To what extent has all this changed in the 21st century? It is argued that the fragmentation of audiences and media alike make conventional mass marketing inappropriate. Describe, using recent examples, how modern political machines have adopted new ways of trying to understand voters and to engage with them. In your answer you should identify why this has become necessary, as well as how it has become possible.

Question 17

“Art is something higher than consumer goods: art is what sets apart human beings from animals and is not something that can be bought and sold.” Evaluate this statement and the implicit criticism that mass marketing devalues art and reduces it to a mere commodity. You should take one form of art (for example music, dance, literature, painting, etc.) and show how business is able to segment, target and position artistic ‘products’ better to appeal to wider audiences. It is argued that this is a force for good as it helps to provide income and employment for a wide range of people from artists to retailers in what is called the ‘cultural production system’. Analyze this argument and decide if it has merit.

Question 18

The term ‘Generation Y’ and the ‘Timesqueeze Generation’ have been applied to a loose grouping of people also known as ‘New Consumers’. These people are said to be both numerous and difficult to reach, and are intelligent, sceptical as well as being ‘cash-rich and time-poor’. What other important characteristics define the new consumer of 2010, and how are modern marketers having to adapt their brands and communications to stay relevant? Use examples of consumer brands in your argument, illustrating products and services that have managed to make the transition.

Question 19

Demographic market segmentation was pioneered in the advertising industry of the 1930s where new audience groupings were identified by market research and targeted by emerging consumer brands. Up until the 1980s, variables such as social class, age and sex appeared to be reliable predictors of consumer behaviour, giving marketers segments to target that were large, reachable, clearly defined and homogenous.

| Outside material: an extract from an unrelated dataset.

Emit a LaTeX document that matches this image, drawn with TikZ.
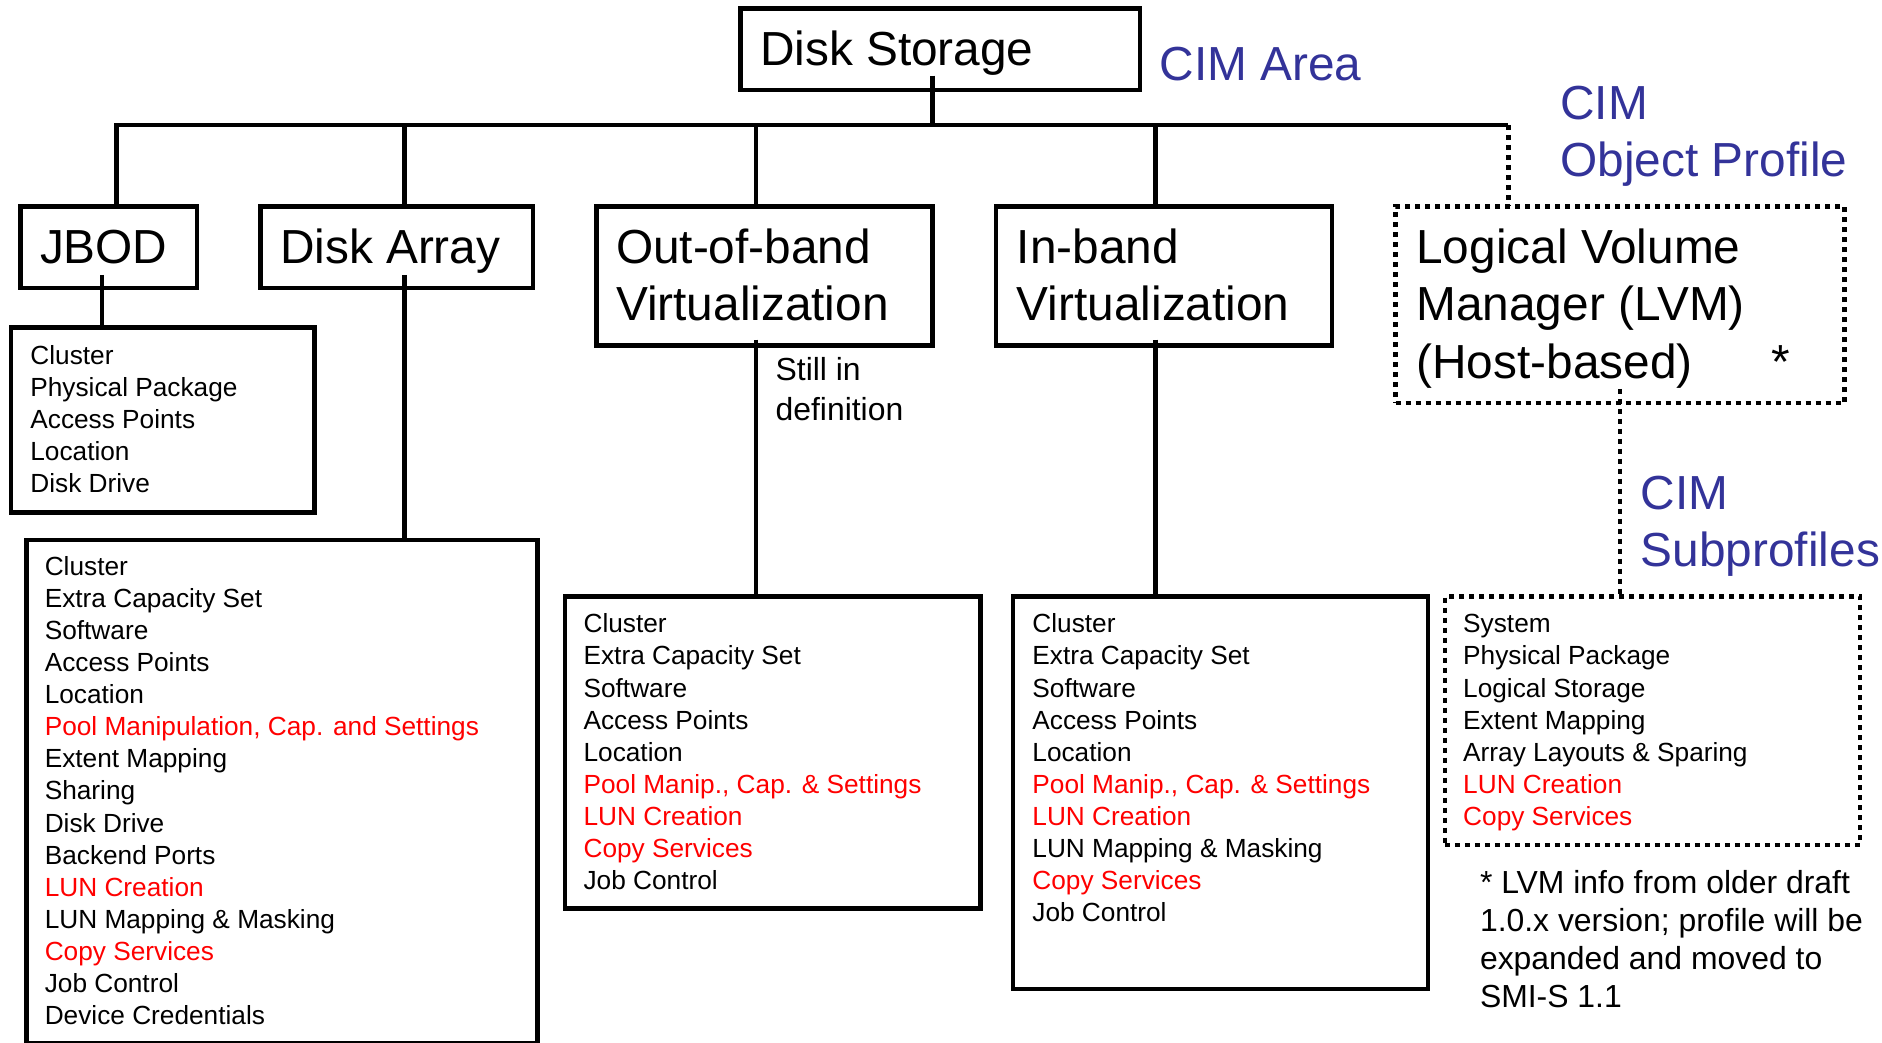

All of this was said to have changed in the late 1980s as large discrete markets fragmented and mass audiences themselves disappeared in an explosion of new multimedia possibilities. 21st century marketing is said to have moved into an era of micro-segmentation, or even segments-of-one.

Describe the ways in which two of the traditional demographic segmentation variables such as age, occupation, social class and sex have become more difficult to use for marketing purposes: why are these factors no longer less relevant (if indeed they have lost some relevance)? In your answer use examples of products, brands and services where conventional demographic variable make little sense. These may be items which appeal across many boundaries, or product offerings which have a very narrow appeal. You should explain why the narrow bands used by marketing in the 1930s no longer apply today.